One of the drivers of all the high-end real estate sales is buyers from abroad. In fact, Mrs. Calicchio sees the Hamptons increasingly evolving into an international summer paradise, as foreign buyers take advantage of the rising value in the euro against the weak dollar.
There are a lot more global buyers, a leading Hamptons real estate appraiser, John Watson, tells me. He points in particular to potential buyers from such countries as Spain, Britain, Ireland, France, and Russia.
Not everyone thinks the low end of the Hamptons real estate market is slumbering. While August and September are traditionally a sleepy period for Hamptons home sales, this year is different, Mr. Watson says. He currently has 102 pending contracts, ranging from small condos at $250,000 to homes at around $18 million.

Business is not as frenetic as it was a few years ago, but it's healthy and moving along, he says. He rates inventories — which he notes were never that big to begin with — about on par with a year ago. As for prices, he says the median value is up a bit from last year.
Mr. Watson credits the ongoing solid housing Hamptons demand to low mortgage rates and the fact that people are still making a lot of money. He notes, too, that while this year's Wall Street bonuses, normally a major catalyst for sales, may be down from last year, they should still be substantial. In addition, he says, the Hamptons, like fine art or a yacht, remains a strong status symbol.
One of the Hamptons' most successful real estate brokers is Sotheby's Harold Grant, who over the past 12 months has sold homes valued at about $200 million. It makes no sense he says, to equate a credit crunch in middle America with the Hamptons high-end luxury market, where there is such a lack of supply.

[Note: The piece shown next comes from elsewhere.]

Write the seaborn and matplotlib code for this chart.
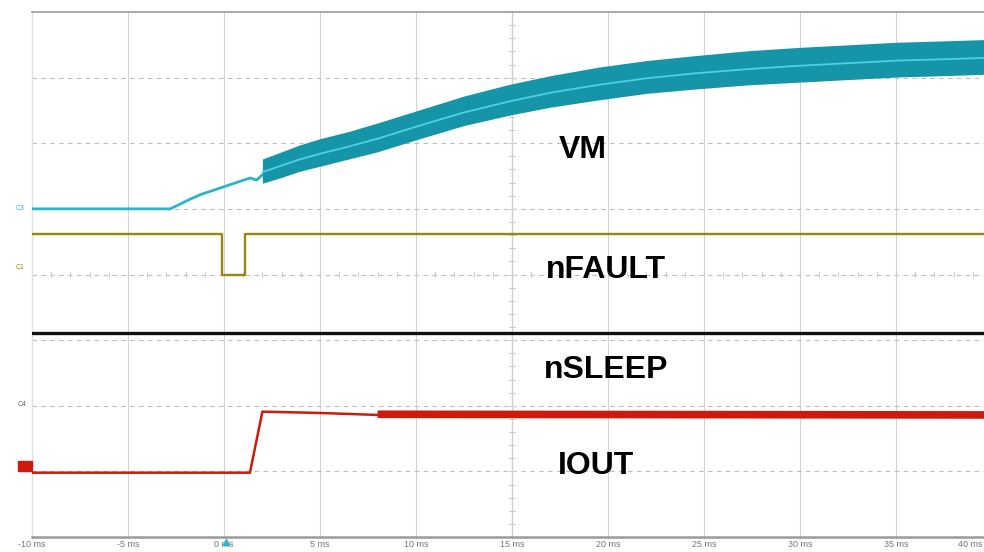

Likewise, he points out, the middle market has graduated from the $2 million to $4 million range to the $4 million to $8 million range. The low end, he notes, now runs from $500,000 to $2 million. The Hamptons sales story, as he sees it, remains a strong story because demand continues to outstrip supply.
The Corcoran Group's leading Hamptons broker, senior vice president Susan Breitenbach, characterizes the high end (above $10 million) as "crazy busy." If you're in the market for such a home and love to paint, she thinks she has just the property for you: Christie Brinkley's $30 million Bridgehampton estate, 20 acres all told, replete with the usual swimming pool, tennis court, and guest house, plus a large artist's studio.
Too steep? Ms. Breitenbach will be happy to show you one of her cheapest offerings, a 6-acre parcel of land in Water Mill for $2.1 million. If you want to live there, figure another $1.6 million for, say, a 4,000-square-foot house.